▶ **DATA EXCERPT**

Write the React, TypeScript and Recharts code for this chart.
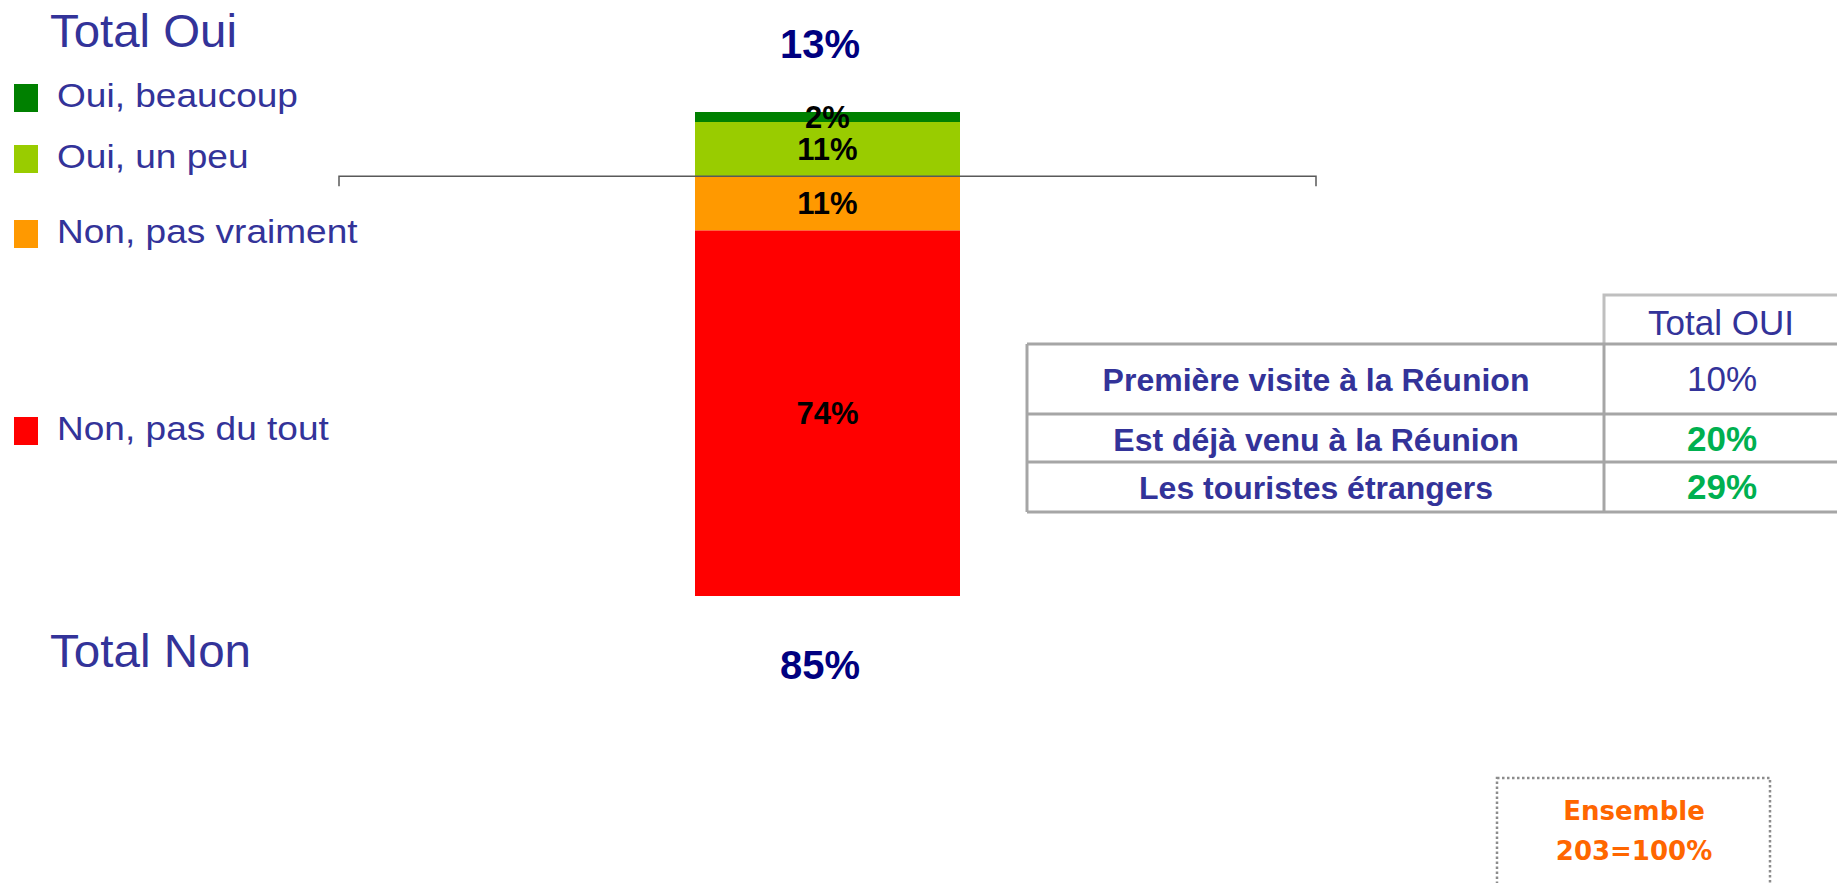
import React from "react";
import { BarChart, Bar, XAxis, YAxis, LabelList, ReferenceLine } from "recharts";

// ---- Data ----
const categories = [""];
const seriesNames = ["Oui, beaucoup", "Oui, un peu", "Non, pas vraiment", "Non, pas du tout"];
const seriesKeys = ["beaucoup", "unPeu", "pasVraiment", "pasDuTout"];
const seriesValues = [2, 11, -11, -74];
const seriesColors = ["#008000", "#99CC00", "#FF9900", "#FF0000"];
// stacking order outward from the zero line
const stackOrder = [1, 0, 2, 3];

const tableHeader = "Total OUI";
const tableLabels = ["Première visite à la Réunion", "Est déjà venu à la Réunion", "Les touristes étrangers"];
const tableValues = [10, 20, 29];
const tableSignificant = [false, true, true];

const sampleLabel = "Ensemble";
const sampleSize = 203;

const data = categories.map((c) => {
  const row: any = { cat: c };
  seriesKeys.forEach((k, i) => (row[k] = seriesValues[i]));
  return row;
});

const totalOui = seriesValues.filter((v) => v > 0).reduce((a, b) => a + b, 0);
const totalNon = -seriesValues.filter((v) => v < 0).reduce((a, b) => a + b, 0);

const FONT = "Arial, 'Liberation Sans', sans-serif";
const BLUE = "#333399";
const NAVY = "#000080";

const AxisShape = (props: any) => {
  const { x1, y1, x2, y2 } = props;
  return (
    <path
      d={`M${x1},${y1 + 10} L${x1},${y1} L${x2},${y2} L${x2},${y2 + 10}`}
      stroke="#595959"
      strokeWidth={1.5}
      fill="none"
    />
  );
};

const legendBaselines = [107, 168, 243, 440];

export default function App() {
  return (
    <div
      style={{
        position: "absolute",
        left: 0,
        top: 0,
        width: 1837,
        height: 883,
        overflow: "hidden",
        background: "#fff",
      }}
    >
      <div style={{ position: "absolute", left: 0, top: 0 }}>
        <BarChart
          width={1837}
          height={883}
          data={data}
          stackOffset="sign"
          margin={{ top: 112, bottom: 287, left: 339, right: 521 }}
        >
          <XAxis dataKey="cat" hide />
          <YAxis type="number" domain={[-85, 13]} hide allowDataOverflow />
          {stackOrder.map((i) => {
            const k = seriesKeys[i];
            return (
              <Bar
                key={k}
                dataKey={k}
                name={seriesNames[i]}
                stackId="a"
                fill={seriesColors[i]}
                barSize={265}
                isAnimationActive={false}
              >
                <LabelList
                  dataKey={k}
                  position="center"
                  formatter={(v: any) => `${Math.abs(Number(v))}%`}
                  fill="#000"
                  fontSize={31}
                  fontWeight="bold"
                  fontFamily={FONT}
                />
              </Bar>
            );
          })}
          <ReferenceLine y={0} shape={AxisShape} />
        </BarChart>
      </div>

      <svg
        width={1837}
        height={883}
        style={{ position: "absolute", left: 0, top: 0, pointerEvents: "none" }}
        fontFamily={FONT}
      >
        {/* Totals */}
        <text transform="translate(50,47) scale(1.03,1)" fontSize={46} fill={BLUE}>Total Oui</text>
        <text transform="translate(50,667) scale(1.035,1)" fontSize={46} fill={BLUE}>Total Non</text>
        <text x={820} y={58} fontSize={40} fontWeight="bold" fill={NAVY} textAnchor="middle">{`${totalOui}%`}</text>
        <text x={820} y={679} fontSize={40} fontWeight="bold" fill={NAVY} textAnchor="middle">{`${totalNon}%`}</text>

        {/* Legend */}
        {seriesNames.map((n, i) => (
          <g key={n}>
            <rect x={14} y={legendBaselines[i] - 23} width={24} height={28} fill={seriesColors[i]} />
            <text transform={`translate(57,${legendBaselines[i]}) scale(1.09,1)`} fontSize={34} fill={BLUE}>{n}</text>
          </g>
        ))}

        {/* Table */}
        <g stroke="#BFBFBF" strokeWidth={3} fill="none">
          <path d="M1604,344 L1604,295 L1840,295" />
        </g>
        <g stroke="#A6A6A6" strokeWidth={3} fill="none">
          <line x1={1027} y1={344} x2={1840} y2={344} />
          <line x1={1027} y1={414} x2={1840} y2={414} />
          <line x1={1027} y1={462} x2={1840} y2={462} />
          <line x1={1027} y1={512} x2={1840} y2={512} />
          <line x1={1027} y1={344} x2={1027} y2={512} />
          <line x1={1604} y1={344} x2={1604} y2={512} />
        </g>
        <text x={1721} y={335} fontSize={35} fill={BLUE} textAnchor="middle">{tableHeader}</text>
        {tableLabels.map((l, i) => {
          const baselines = [391, 451, 499];
          return (
            <g key={l}>
              <text x={1316} y={baselines[i]} fontSize={32} fontWeight="bold" fill={BLUE} textAnchor="middle">{l}</text>
              <text
                x={1722}
                y={baselines[i]}
                fontSize={35}
                fontWeight={tableSignificant[i] ? "bold" : "normal"}
                fill={tableSignificant[i] ? "#00B050" : BLUE}
                textAnchor="middle"
              >{`${tableValues[i]}%`}</text>
            </g>
          );
        })}

        {/* Sample box */}
        <rect x={1497} y={778} width={273} height={140} fill="none" stroke="#8C8C8C" strokeWidth={2.5} strokeDasharray="2.5 2.5" />
        <text x={1634} y={820} fontSize={26} fontWeight="bold" fill="#FF6600" textAnchor="middle" fontFamily="'DejaVu Sans', sans-serif">{sampleLabel}</text>
        <text x={1634} y={860} fontSize={26} fontWeight="bold" fill="#FF6600" textAnchor="middle" fontFamily="'DejaVu Sans', sans-serif">{`${sampleSize}=100%`}</text>
      </svg>
    </div>
  );
}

▶ **WHAT TO WORK ON**
All of the data above should be transcribed verbatim, with pictures omitted.

▶ **WRITTEN ANSWER**
Write the React, TypeScript and Recharts code for this chart.
import React from "react";
import { BarChart, Bar, XAxis, YAxis, LabelList, ReferenceLine } from "recharts";

// ---- Data ----
const categories = [""];
const seriesNames = ["Oui, beaucoup", "Oui, un peu", "Non, pas vraiment", "Non, pas du tout"];
const seriesKeys = ["beaucoup", "unPeu", "pasVraiment", "pasDuTout"];
const seriesValues = [2, 11, -11, -74];
const seriesColors = ["#008000", "#99CC00", "#FF9900", "#FF0000"];
// stacking order outward from the zero line
const stackOrder = [1, 0, 2, 3];

const tableHeader = "Total OUI";
const tableLabels = ["Première visite à la Réunion", "Est déjà venu à la Réunion", "Les touristes étrangers"];
const tableValues = [10, 20, 29];
const tableSignificant = [false, true, true];

const sampleLabel = "Ensemble";
const sampleSize = 203;

const data = categories.map((c) => {
  const row: any = { cat: c };
  seriesKeys.forEach((k, i) => (row[k] = seriesValues[i]));
  return row;
});

const totalOui = seriesValues.filter((v) => v > 0).reduce((a, b) => a + b, 0);
const totalNon = -seriesValues.filter((v) => v < 0).reduce((a, b) => a + b, 0);

const FONT = "Arial, 'Liberation Sans', sans-serif";
const BLUE = "#333399";
const NAVY = "#000080";

const AxisShape = (props: any) => {
  const { x1, y1, x2, y2 } = props;
  return (
    <path
      d={`M${x1},${y1 + 10} L${x1},${y1} L${x2},${y2} L${x2},${y2 + 10}`}
      stroke="#595959"
      strokeWidth={1.5}
      fill="none"
    />
  );
};

const legendBaselines = [107, 168, 243, 440];

export default function App() {
  return (
    <div
      style={{
        position: "absolute",
        left: 0,
        top: 0,
        width: 1837,
        height: 883,
        overflow: "hidden",
        background: "#fff",
      }}
    >
      <div style={{ position: "absolute", left: 0, top: 0 }}>
        <BarChart
          width={1837}
          height={883}
          data={data}
          stackOffset="sign"
          margin={{ top: 112, bottom: 287, left: 339, right: 521 }}
        >
          <XAxis dataKey="cat" hide />
          <YAxis type="number" domain={[-85, 13]} hide allowDataOverflow />
          {stackOrder.map((i) => {
            const k = seriesKeys[i];
            return (
              <Bar
                key={k}
                dataKey={k}
                name={seriesNames[i]}
                stackId="a"
                fill={seriesColors[i]}
                barSize={265}
                isAnimationActive={false}
              >
                <LabelList
                  dataKey={k}
                  position="center"
                  formatter={(v: any) => `${Math.abs(Number(v))}%`}
                  fill="#000"
                  fontSize={31}
                  fontWeight="bold"
                  fontFamily={FONT}
                />
              </Bar>
            );
          })}
          <ReferenceLine y={0} shape={AxisShape} />
        </BarChart>
      </div>

      <svg
        width={1837}
        height={883}
        style={{ position: "absolute", left: 0, top: 0, pointerEvents: "none" }}
        fontFamily={FONT}
      >
        {/* Totals */}
        <text transform="translate(50,47) scale(1.03,1)" fontSize={46} fill={BLUE}>Total Oui</text>
        <text transform="translate(50,667) scale(1.035,1)" fontSize={46} fill={BLUE}>Total Non</text>
        <text x={820} y={58} fontSize={40} fontWeight="bold" fill={NAVY} textAnchor="middle">{`${totalOui}%`}</text>
        <text x={820} y={679} fontSize={40} fontWeight="bold" fill={NAVY} textAnchor="middle">{`${totalNon}%`}</text>

        {/* Legend */}
        {seriesNames.map((n, i) => (
          <g key={n}>
            <rect x={14} y={legendBaselines[i] - 23} width={24} height={28} fill={seriesColors[i]} />
            <text transform={`translate(57,${legendBaselines[i]}) scale(1.09,1)`} fontSize={34} fill={BLUE}>{n}</text>
          </g>
        ))}

        {/* Table */}
        <g stroke="#BFBFBF" strokeWidth={3} fill="none">
          <path d="M1604,344 L1604,295 L1840,295" />
        </g>
        <g stroke="#A6A6A6" strokeWidth={3} fill="none">
          <line x1={1027} y1={344} x2={1840} y2={344} />
          <line x1={1027} y1={414} x2={1840} y2={414} />
          <line x1={1027} y1={462} x2={1840} y2={462} />
          <line x1={1027} y1={512} x2={1840} y2={512} />
          <line x1={1027} y1={344} x2={1027} y2={512} />
          <line x1={1604} y1={344} x2={1604} y2={512} />
        </g>
        <text x={1721} y={335} fontSize={35} fill={BLUE} textAnchor="middle">{tableHeader}</text>
        {tableLabels.map((l, i) => {
          const baselines = [391, 451, 499];
          return (
            <g key={l}>
              <text x={1316} y={baselines[i]} fontSize={32} fontWeight="bold" fill={BLUE} textAnchor="middle">{l}</text>
              <text
                x={1722}
                y={baselines[i]}
                fontSize={35}
                fontWeight={tableSignificant[i] ? "bold" : "normal"}
                fill={tableSignificant[i] ? "#00B050" : BLUE}
                textAnchor="middle"
              >{`${tableValues[i]}%`}</text>
            </g>
          );
        })}

        {/* Sample box */}
        <rect x={1497} y={778} width={273} height={140} fill="none" stroke="#8C8C8C" strokeWidth={2.5} strokeDasharray="2.5 2.5" />
        <text x={1634} y={820} fontSize={26} fontWeight="bold" fill="#FF6600" textAnchor="middle" fontFamily="'DejaVu Sans', sans-serif">{sampleLabel}</text>
        <text x={1634} y={860} fontSize={26} fontWeight="bold" fill="#FF6600" textAnchor="middle" fontFamily="'DejaVu Sans', sans-serif">{`${sampleSize}=100%`}</text>
      </svg>
    </div>
  );
}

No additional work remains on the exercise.